Require the product of the primes be the number to factor. Minimize the sum of the primes. Since A * B > A + B if A >= 2 and B >= 2 and either A > 2 or B > 2, minimizing the sum of the factors will ensure that the factors are prime. (If a factor could be factored, the sum of its factors would be smaller than itself.
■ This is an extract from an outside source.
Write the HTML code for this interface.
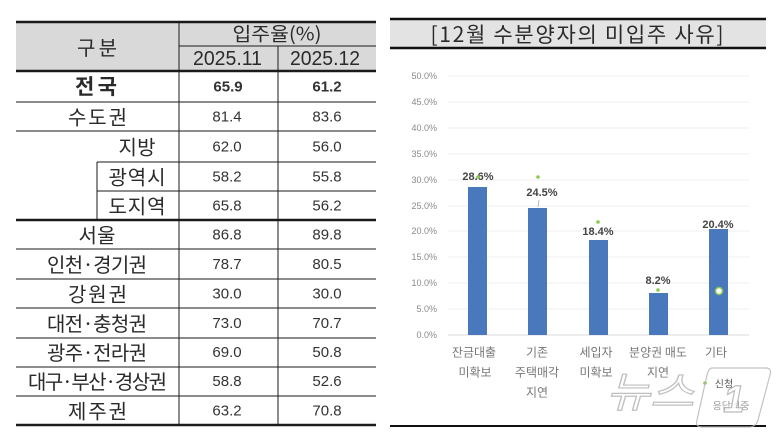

This is not true 4, but since unused positions in the primes array contribute a 1 to the sum, factoring 4 into 2*2 reduces the contribution of sum([4, 1]) = 5 to sum([2, 2]) = 4.

[edit] Code

package examples;

import java.util.ArrayList;

import choco.Problem;
import choco.integer.IntDomainVar;

public class PrimeFactorization {

  public static Problem problem;

  public static void main(String[] args) {
    int numberToFactor = 210;
    ArrayList<IntDomainVar> primes = findPrimeFactors(numberToFactor);
    System.out.print(numberToFactor);
    if (!problem.isFeasible()) {
      System.out.println(" is prime.");
      return;
    }
    System.out.print(" = ");
    boolean needTimesSign = false;
      for (IntDomainVar prime: primes) {
      System.out.print((needTimesSign ? " * " : "") + prime.getVal());
      needTimesSign = true;
    }
    System.out.println();
  }

  private static ArrayList<IntDomainVar> findPrimeFactors(int numberToFactor) {
    problem = new Problem();
    // There can't be more than log2(numberToFactor) primes
    int maxPrimeCount = (int) (Math.log10(numberToFactor)/Math.log10(2));  
    IntDomainVar[] primes = new IntDomainVar[maxPrimeCount];   
    for (int i = 0; i < maxPrimeCount; i++) {
      // Allow unused primes to be 1. There may be fewer than maxPrimeCount primes.
      primes[i] = problem.makeEnumIntVar("prime[" + i + "]", 1, numberToFactor/2);
      if (i > 0) problem.post(problem.geq(primes[i-1], primes[i]));
    }

    imposeProduct(primes, numberToFactor);
    IntDomainVar primeSum = problem.makeBoundIntVar("primeSum", 2, numberToFactor);
    problem.post(problem.eq(primeSum, problem.sum(primes)));
    problem.minimize(primeSum, false); 
    
    ArrayList<IntDomainVar> primeFactors = new ArrayList<IntDomainVar>();
    for (IntDomainVar prime: primes) {
      if (!prime.isInstantiated() || prime.getVal() == 1) continue;
      primeFactors.add(prime);
    }
    return primeFactors;
  }

  private static void imposeProduct(IntDomainVar[] terms, int product) {
    IntDomainVar oldProd = terms[0];
    for (int i = 1; i < terms.length; i++) {
      IntDomainVar newProd = problem.makeEnumIntVar("prod("+i + ")", 
                                                    i < terms.length - 1 ? 0 : product, 
                                                    product);
      problem.post(problem.times(oldProd, terms[i], newProd));
      oldProd = newProd;
    }
  }
  
}

[edit] Output

The number to factor was given as 210.

210 = 7 * 5 * 3 * 2

However, if the order of the factors is required to be reversed, i.e., the line in findPrimeFactors(int numberToFactor)

if (i > 0) problem.post(problem.geq(primes[i-1], primes[i]));

is changed to

if (i > 0) problem.post(problem.leq(primes[i-1], primes[i]));

the output is

210 = 2 * 105

I don't understand why this happens.